The Court in 22 La. Ann. 98, distinguishes Snee Walsh, 9 La. Ann. 543, from the case then before it, and consequently from this one. In that case a party had non-negotiable script which was nothing but the evidence of a debt due by the company to its owner. This paper bore upon its face a clause making it transferable only upon the books of the company. Of course this made Walsh a creditor of the company for money, and so soon as in its turn the company became a creditor of the like kind of Walsh, compensation took place between the two debts (C.C. 2207), and this by mere operation of the law, C.C. 2208. Of course if the company had consented to the transfer, it would thereby have revived the debt in favor of the due holder of the script.
In the case of Waln’s Assignees vs. Bank of North America, 8 Serg & Rawle 73, we find the following: “Liens are either, by the common law, a general usage, or a course of dealing or understanding between the parties themselves, or on a contract expressed or implied, 1 B1 R 651; 4 Burr, 2221; 6 East 519.”
Of course in states where the common law prevails and which are without éxpress legislation similar to that governing these questions in Louisiana, the clause under consideration, might well be held as creating a lien by contract or usage.
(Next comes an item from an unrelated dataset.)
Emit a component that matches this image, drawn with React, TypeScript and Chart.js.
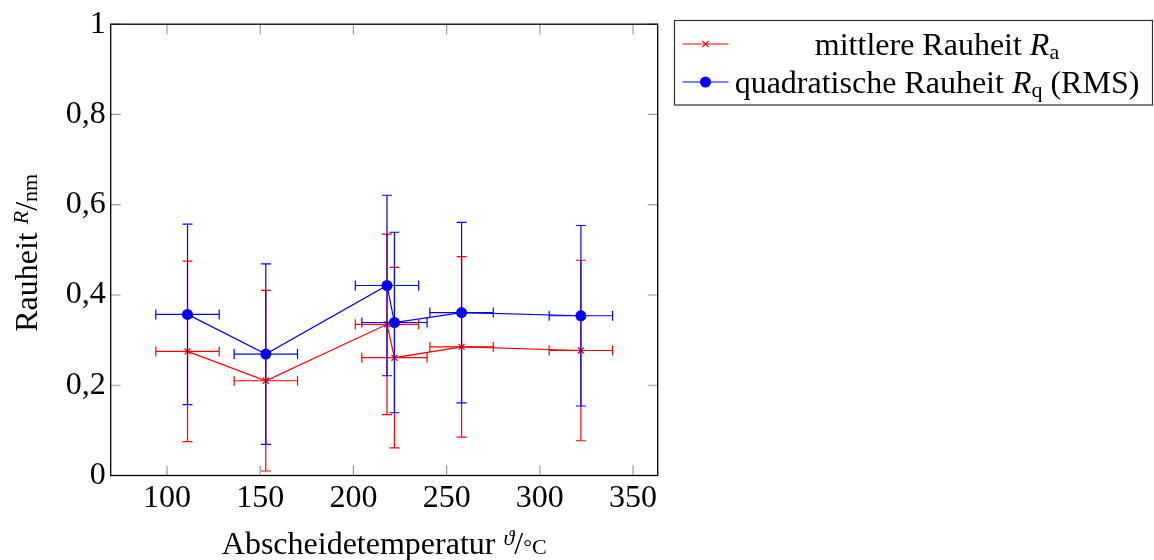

But in the face of laws express or direct, such as those prevailing relative to privileges, etc., in this commonwealth, authorities from states in which common law is in force on this subject, can have no bearing whatever.
My learned colleague does not, however, agree with me in the conclusions reached, and under the law, the judgment appealed from stands affirmed.
*326Rehearing refused June 27, 1881.